# Got my Range/IDPA holster



## SigDoubleTap (Feb 28, 2010)

After visiting a large store that had a myriad of Kydex, all belt holsters even with a new 1.75 gun belt I got still wobbled and were sloppy. Though a few leather were great, I wanted a durable range rig, already having a very expensive leather IWB that I love. As it turns out I was right. Even compared to Blackhawk belt holsters in Kydex, a paddle holster keeps the gun more secure and tight to my hip. The Sig made holster was available, so I got it for this weeks shoot. It is fast and very well made. As for expensive belt leather candy, I will wait, since I have mag holders on the way, plus my custom G10 MIL-TAC's. 
After using the holster for two days I find it great even with the retention, as I stated I wanted Kydex with passive retention, but the draw is just as fast. Basically I'm a very happy puppy now.

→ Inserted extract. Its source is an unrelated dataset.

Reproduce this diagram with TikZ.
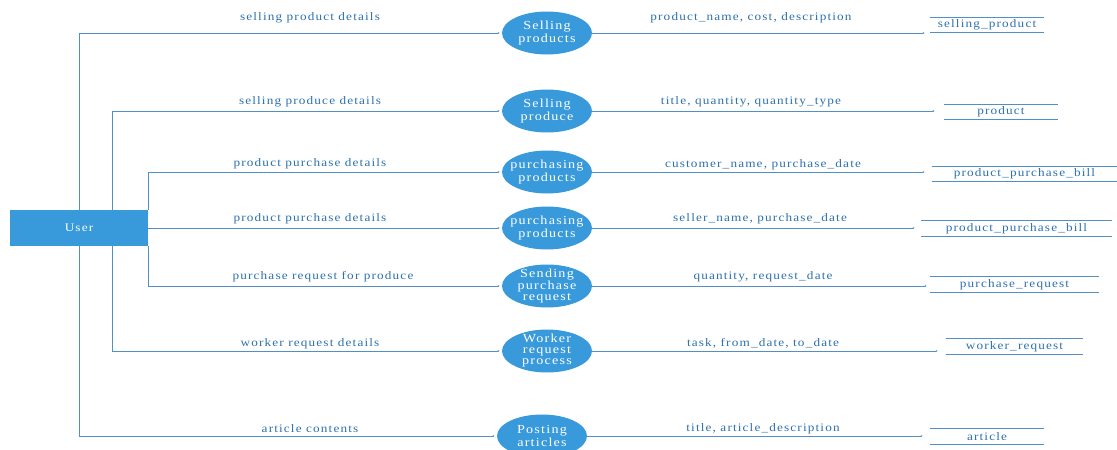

When my grips come in late July, I will then see about a passive retention leather show off holster, but for now I'm stocking up with RUAG ammo, and I am on a tight budget, also having to delay my second Sig. But for now I am satisfied with my tac light, Mec Gar Hi-Cap mags, and my new paddle holster with other toys on the way. I'm sure I made the right decision in holsters going with Sig products.


----------



## js (Jun 29, 2006)

:smt023


----------